AI ROI theater is everywhere: a pilot's license fee compared against a hand-waved productivity number, presented to two decimal places. Your credibility as the strategy owner rests on modeling costs the way a CFO would — five lines, none skipped:
- Build / setup — configuration, integration, prompt-and-workflow design, testing. For buy-and-configure initiatives this is weeks; for real builds, quarters. Rule of thumb from deployment reality: integration costs 1–3× the license/build cost in year one, and it's the line vendors' ROI calculators omit.
- Run — licenses, per-use model costs (tokens — the chunks of text a model bills by, a few characters each), infrastructure. Usually the smallest line, which surprises boards. Per-unit economics matter more than totals: 'each triaged exception costs ~$0.04 against 11 minutes of agent time' is a sentence that ends debates.
- Data readiness — the line most models omit and most timelines die on. If the initiative needs clean history or organized documents and you have neither, the cleanup is a real cost of this initiative (charge it here, even if the resulting data asset serves five later ones — then say so, as an argument, not an omission).
- People — the owner's time, the SMEs who review outputs during rollout, training hours across the affected team. Change capacity is a cost; pretending it's free is how initiatives ship and then shelf-ware.
- Maintenance — prompts drift, vendors change models, integrated systems update, volumes grow. Budget 15–25% of build cost annually, forever. An AI initiative is a product you now own, not a project you finished.
Three honesty rules
- Model the ramp, not the plateau. Month one runs at half accuracy-of-trust and double supervision. Cost curves front-load; benefit curves back-load. A model showing value from week two is describing a demo.
- Ranges, not points.

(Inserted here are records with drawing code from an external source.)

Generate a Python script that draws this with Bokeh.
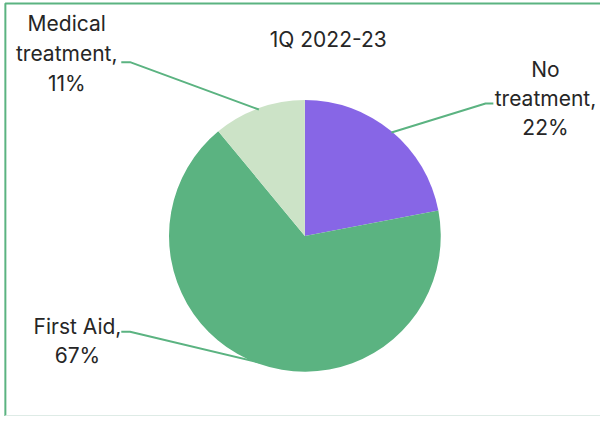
import math
from bokeh.plotting import figure
from bokeh.models import Range1d, ColumnDataSource
from bokeh.core.properties import value
from bokeh.embed import file_html
from bokeh.resources import INLINE

# ---- data ----
title_text = "1Q 2022-23"
categories = ["No treatment", "First Aid", "Medical treatment"]
shares = [22, 67, 11]
pct_labels = ["22%", "67%", "11%"]
colors = ["#8766E6", "#5BB381", "#CCE3C7"]

# label lines (text split as in the reference)
label_lines = [["No", "treatment,", "22%"], ["First Aid,", "67%"], ["Medical", "treatment,", "11%"]]

FONT = "Inter"
TXT = "#262626"
GREEN = "#5BB381"

W, H = 600, 416
# data coordinates follow the reference picture's pixel grid (y flipped)
def Y(py):
    return 432 - py

p = figure(width=W, height=H, output_backend="svg", toolbar_location=None,
           x_range=Range1d(0, 616), y_range=Range1d(0, 432),
           min_border=0, min_border_left=0, min_border_right=0,
           min_border_top=0, min_border_bottom=0)
p.axis.visible = False
p.grid.visible = False
p.outline_line_color = None
p.background_fill_color = "white"
p.border_fill_color = "white"

cx, cy, r = 312.5, Y(244.5), 139.5

total = float(sum(shares))
starts, ends, mids = [], [], []
cum = 0.0
for s in shares:
    a0 = math.pi / 2 - 2 * math.pi * (cum + s) / total
    a1 = math.pi / 2 - 2 * math.pi * cum / total
    starts.append(a0)
    ends.append(a1)
    mids.append((a0 + a1) / 2)
    cum += s

src = ColumnDataSource(dict(start=starts, end=ends, color=colors, cat=categories))
p.wedge(x=cx, y=cy, radius=r, start_angle="start", end_angle="end",
        fill_color="color", line_color=None, source=src)

# label layout
layout = [
    dict(tx=559.5, ty=72, step=30, hx=(506, 498), hy=107),   # No treatment
    dict(tx=79, ty=339, step=30, hx=(124, 133), hy=344),     # First Aid
    dict(tx=68, ty=24, step=31, hx=(124, 133), hy=64),       # Medical
]

for i, (lines, lay) in enumerate(zip(label_lines, layout)):
    xs = [lay["tx"]] * len(lines)
    ys = [Y(lay["ty"] + k * lay["step"]) for k in range(len(lines))]
    p.text(x=xs, y=ys, text=lines, text_align="center", text_baseline="middle",
           text_font=value(FONT), text_font_size="21px", text_color=TXT)
    # leader line: from rim at slice mid-angle to elbow, then short horizontal
    rx = cx + r * math.cos(mids[i])
    ry = cy + r * math.sin(mids[i])
    ex, hx = lay["hx"][1], lay["hx"][0]
    p.line(x=[rx, ex, hx], y=[ry, Y(lay["hy"]), Y(lay["hy"])],
           line_color=GREEN, line_width=2)

p.text(x=[336.5], y=[Y(41)], text=[title_text], text_align="center",
       text_baseline="middle", text_font=value(FONT), text_font_size="21px",
       text_color=TXT)

# chart border (top & left visible in reference)
p.line(x=[5, 5, 616], y=[0, Y(3), Y(3)], line_color=GREEN, line_width=2)
p.line(x=[5, 616], y=[1, 1], line_color="#DDEBE6", line_width=1)

open("out.html", "w").write(file_html(p, INLINE))
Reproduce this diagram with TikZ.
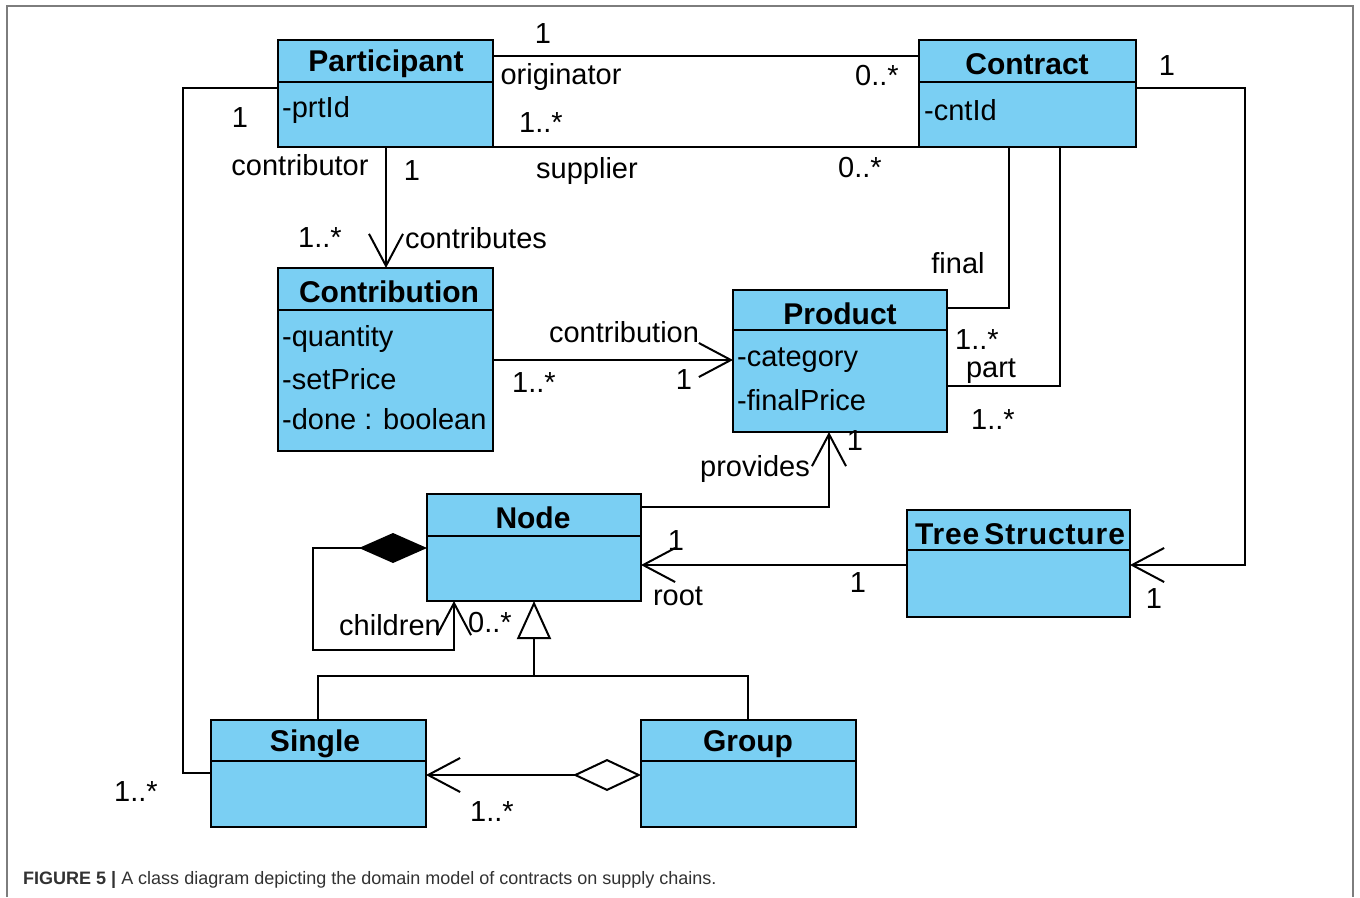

Every line gets low/likely/high. False precision reads as inexperience to exactly the audience you need — a range with reasoning reads as command.
- Count the option value honestly — in words, not dollars. The first initiative builds capabilities (data plumbing, eval habits, a trained team) that cheapen the next five. Real, important, and not a number you invent — it's a sentence in the recommendation, and it belongs to the portfolio (next lessons), not to any single business case.
The unit-economics reflex
For any initiative, force one sentence of the form: 'each [unit] costs about [X] and replaces/improves [Y] worth about [Z].' Alder's triage: each classified email ~$0.04 + amortized build, against 11 minutes of agent attention (~$4.20). When you can't construct the sentence, you don't understand the initiative yet — which is the finding.